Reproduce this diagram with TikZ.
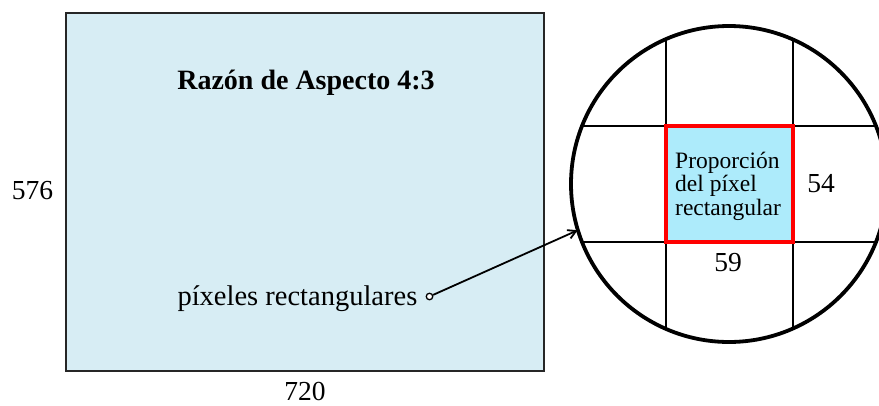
\documentclass[tikz,border=0pt]{standalone}
\usepackage{fontspec}
\setmainfont{Liberation Serif}
\usetikzlibrary{arrows.meta}
\definecolor{screenfill}{HTML}{D7EDF4}
\definecolor{pixfill}{HTML}{ADEBFB}
\definecolor{pixred}{HTML}{FF0000}
\tikzset{
  lbl/.style={inner sep=0pt, anchor=base, font=\fontsize{27.5}{30}\selectfont},
  small/.style={inner sep=0pt, anchor=base west, align=left, font=\fontsize{23.5}{23.5}\selectfont},
  gridline/.style={line width=2.8pt, black},
}
\begin{document}
\begin{tikzpicture}[x=1pt,y=-1pt]
\useasboundingbox (0,0) rectangle (879,405);
% screen
\node[draw=black!85, line width=2.2pt, fill=screenfill, minimum width=478pt, minimum height=358pt, inner sep=0pt] (screen) at (305,192) {};
\node[lbl, font=\fontsize{28}{30}\bfseries] (title) at (306,89) {Razón de Aspecto 4:3};
\node[lbl] (h) at (32.5,199) {576};
\node[lbl] (w) at (305,400) {720};
\node[lbl, anchor=base east, font=\fontsize{28.5}{30}\selectfont] (pr) at (417.5,305) {píxeles rectangulares};
\node[circle, draw, line width=1.3pt, fill=white, minimum size=6.5pt, inner sep=0pt] (dot) at (429.5,296.5) {};
% magnifier
\node[circle, minimum size=316pt, inner sep=0pt] (mag) at (729,184) {};
\begin{scope}
  \clip (729,184) circle (158pt);
  \draw[gridline] (666,0) -- (666,400);
  \draw[gridline] (793,0) -- (793,400);
  \draw[gridline] (500,126) -- (950,126);
  \draw[gridline] (500,242) -- (950,242);
\end{scope}
\node[draw=pixred, line width=3.4pt, fill=pixfill, minimum width=127pt, minimum height=116pt, inner sep=0pt] (pix) at (729.5,184) {};
\node[small] (ptxt) at (675,215) {Proporción\\del píxel\\rectangular};
\node[lbl] (v) at (821,192) {54};
\node[lbl] (u) at (728,271) {59};
\draw[line width=3.8pt] (mag.center) circle (158pt);
\draw[line width=1.8pt, -{Straight Barb[length=8pt,width=9pt,line width=1.8pt]}] (dot) -- (mag.197);
\end{tikzpicture}
\end{document}
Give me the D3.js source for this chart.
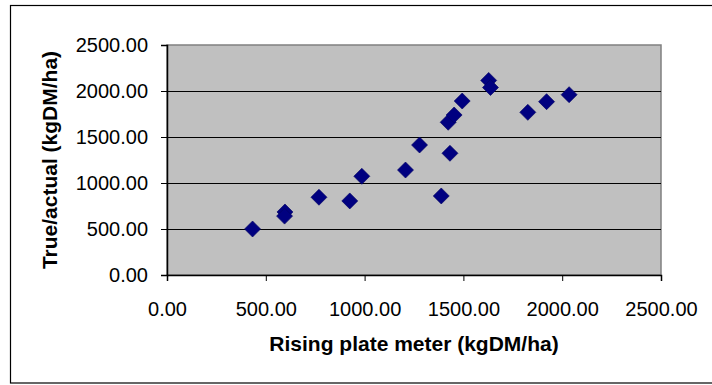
<!DOCTYPE html>
<html>
<head>
<meta charset="utf-8">
<script src="https://cdn.jsdelivr.net/npm/d3@7"></script>
<style>
  html, body { margin: 0; padding: 0; background: #fff; }
  svg { display: block; font-family: "Liberation Sans", Arial, sans-serif; }
</style>
</head>
<body>
<svg id="chart" width="712" height="385"></svg>
<script>
// Data
const risingPlate = [433, 597, 595, 769, 925, 986, 1207, 1278, 1388, 1432, 1423, 1453, 1494, 1628, 1637, 1826, 1921, 2035];
const trueActual  = [500, 685, 640, 845, 805, 1073, 1141, 1413, 859, 1323, 1660, 1739, 1891, 2115, 2038, 1768, 1884, 1960];
const xTicks = [0, 500, 1000, 1500, 2000, 2500];
const yTicks = [0, 500, 1000, 1500, 2000, 2500];
const xTitle = "Rising plate meter (kgDM/ha)";
const yTitle = "True/actual (kgDM/ha)";

const W = 712, H = 385;
const margin = { left: 167, right: 51, top: 45, bottom: 110 };
const svg = d3.select("#chart");

// outer chart border (right side falls outside the window)
svg.append("rect")
  .attr("x", 10.5).attr("y", 5.5)
  .attr("width", 720).attr("height", 377.5)
  .attr("fill", "#fff").attr("stroke", "#000").attr("stroke-width", 1.2);

const x = d3.scaleLinear().domain([0, 2500]).range([margin.left, W - margin.right]);
const y = d3.scaleLinear().domain([0, 2500]).range([H - margin.bottom, margin.top]);

// plot area
svg.append("rect")
  .attr("x", x(0)).attr("y", y(2500))
  .attr("width", x(2500) - x(0)).attr("height", y(0) - y(2500))
  .attr("fill", "#c0c0c0").attr("stroke", "#808080").attr("stroke-width", 1.5);

// gridlines
svg.append("g").selectAll("line")
  .data(yTicks.filter(d => d > 0 && d < 2500))
  .join("line")
  .attr("x1", x(0)).attr("x2", x(2500))
  .attr("y1", d => Math.round(y(d)) + 0.5).attr("y2", d => Math.round(y(d)) + 0.5)
  .attr("stroke", "#000").attr("stroke-width", 1.2);

const fmt = d3.format(".2f");

// y axis
const yAxis = svg.append("g")
  .attr("transform", `translate(${x(0)},0)`)
  .call(d3.axisLeft(y).tickValues(yTicks).tickFormat(fmt).tickSize(6).tickPadding(13));
yAxis.select(".domain").attr("stroke", "#000").attr("stroke-width", 1.5);
yAxis.selectAll(".tick line").attr("stroke", "#000");
yAxis.selectAll("text").attr("font-size", 20).attr("fill", "#000")
  .attr("font-family", "Liberation Sans, Arial, sans-serif");

// x axis
const xAxis = svg.append("g")
  .attr("transform", `translate(0,${y(0)})`)
  .call(d3.axisBottom(x).tickValues(xTicks).tickFormat(fmt).tickSize(6).tickPadding(21));
xAxis.select(".domain").attr("stroke", "#000").attr("stroke-width", 1.5);
xAxis.selectAll(".tick line").attr("stroke", "#000");
xAxis.selectAll("text").attr("font-size", 20).attr("fill", "#000")
  .attr("font-family", "Liberation Sans, Arial, sans-serif");

// points (diamonds)
const pts = risingPlate.map((v, i) => ({ x: v, y: trueActual[i] }));
const sym = d3.symbol().type(d3.symbolSquare).size(128);
svg.append("g").selectAll("path")
  .data(pts)
  .join("path")
  .attr("d", sym)
  .attr("transform", d => `translate(${x(d.x)},${y(d.y)}) rotate(45)`)
  .attr("fill", "#000080")
  .attr("stroke", "#000060").attr("stroke-width", 0.6);

// axis titles
svg.append("text")
  .attr("x", (x(0) + x(2500)) / 2).attr("y", 351)
  .attr("text-anchor", "middle")
  .attr("font-size", 21).attr("font-weight", "bold").attr("fill", "#000")
  .text(xTitle);

svg.append("text")
  .attr("transform", `translate(57,${(y(0) + y(2500)) / 2}) rotate(-90)`)
  .attr("text-anchor", "middle")
  .attr("font-size", 21).attr("font-weight", "bold").attr("fill", "#000")
  .text(yTitle);
</script>
</body>
</html>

## WORK TO BE COMPLETED
Copy each line of the listing in which the word "chart" can be found.

## ANSWER FOR THIS EXERCISE
Give me the D3.js source for this chart.
<svg id="chart" width="712" height="385"></svg>
const svg = d3.select("#chart");
// outer chart border (right side falls outside the window)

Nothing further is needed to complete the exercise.